— Begin Data provided —

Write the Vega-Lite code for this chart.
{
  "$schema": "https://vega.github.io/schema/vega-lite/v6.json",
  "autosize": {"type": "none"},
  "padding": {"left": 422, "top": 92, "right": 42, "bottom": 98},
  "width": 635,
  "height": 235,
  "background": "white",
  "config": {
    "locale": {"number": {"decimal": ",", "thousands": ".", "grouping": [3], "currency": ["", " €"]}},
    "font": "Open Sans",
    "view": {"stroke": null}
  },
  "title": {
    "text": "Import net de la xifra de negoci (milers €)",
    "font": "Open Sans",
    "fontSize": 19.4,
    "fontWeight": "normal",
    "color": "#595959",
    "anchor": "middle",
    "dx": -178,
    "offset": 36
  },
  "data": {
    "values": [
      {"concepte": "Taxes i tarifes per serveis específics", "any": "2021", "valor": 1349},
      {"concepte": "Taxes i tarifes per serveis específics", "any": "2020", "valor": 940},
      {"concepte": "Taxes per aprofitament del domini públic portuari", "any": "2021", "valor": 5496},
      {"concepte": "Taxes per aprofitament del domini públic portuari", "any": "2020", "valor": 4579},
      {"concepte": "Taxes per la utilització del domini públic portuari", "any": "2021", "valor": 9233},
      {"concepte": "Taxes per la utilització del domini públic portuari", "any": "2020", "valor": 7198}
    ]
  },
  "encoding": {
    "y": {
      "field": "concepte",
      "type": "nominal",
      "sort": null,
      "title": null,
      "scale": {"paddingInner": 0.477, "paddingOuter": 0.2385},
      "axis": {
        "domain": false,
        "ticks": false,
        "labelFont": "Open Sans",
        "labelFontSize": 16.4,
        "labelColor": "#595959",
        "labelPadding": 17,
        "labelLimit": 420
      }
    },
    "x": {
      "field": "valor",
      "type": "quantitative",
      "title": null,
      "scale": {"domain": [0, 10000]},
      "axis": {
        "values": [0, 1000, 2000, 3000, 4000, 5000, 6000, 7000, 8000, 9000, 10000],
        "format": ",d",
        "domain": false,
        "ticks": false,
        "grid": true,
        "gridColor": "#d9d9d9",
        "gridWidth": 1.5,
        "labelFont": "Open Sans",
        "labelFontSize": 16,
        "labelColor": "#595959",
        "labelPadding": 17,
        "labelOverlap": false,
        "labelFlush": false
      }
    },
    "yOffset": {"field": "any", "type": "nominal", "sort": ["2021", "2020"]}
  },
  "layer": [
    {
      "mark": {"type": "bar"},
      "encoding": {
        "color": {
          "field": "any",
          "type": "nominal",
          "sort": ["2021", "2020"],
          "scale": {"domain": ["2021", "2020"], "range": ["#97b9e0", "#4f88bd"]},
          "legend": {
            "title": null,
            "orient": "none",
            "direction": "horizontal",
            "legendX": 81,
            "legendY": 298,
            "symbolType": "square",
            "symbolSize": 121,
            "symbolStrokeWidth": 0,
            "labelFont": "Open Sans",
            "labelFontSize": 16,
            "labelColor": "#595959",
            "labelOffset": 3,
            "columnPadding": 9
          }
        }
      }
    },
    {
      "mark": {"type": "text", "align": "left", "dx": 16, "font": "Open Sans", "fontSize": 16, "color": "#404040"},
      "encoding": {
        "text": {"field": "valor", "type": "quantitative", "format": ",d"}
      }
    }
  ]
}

— End Data provided —
— Begin Data provided —

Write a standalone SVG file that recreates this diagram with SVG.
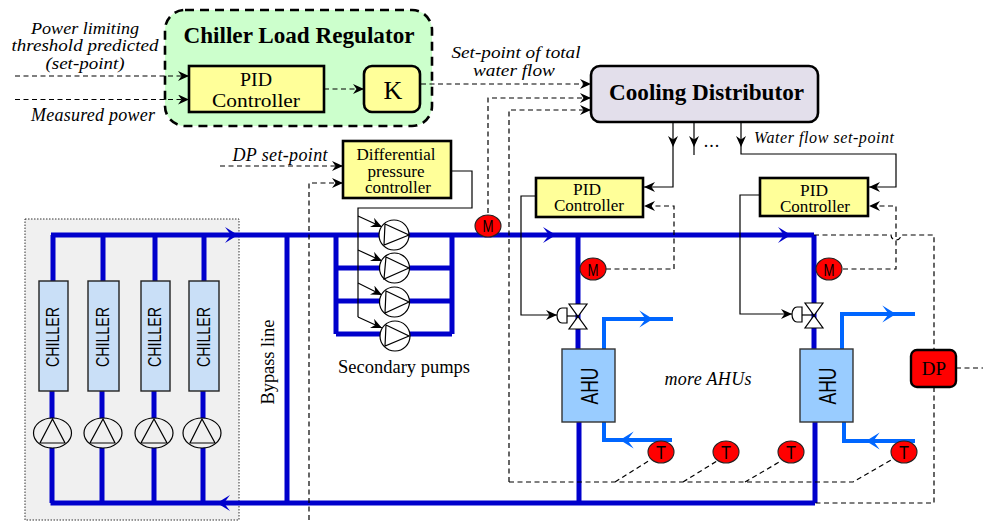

— End Data provided —

▸ **Written problem**
Look through the material above. Copy each line where the word "Write" appears.

▸ **Problem solution**
Write the Vega-Lite code for this chart.
Write a standalone SVG file that recreates this diagram with SVG.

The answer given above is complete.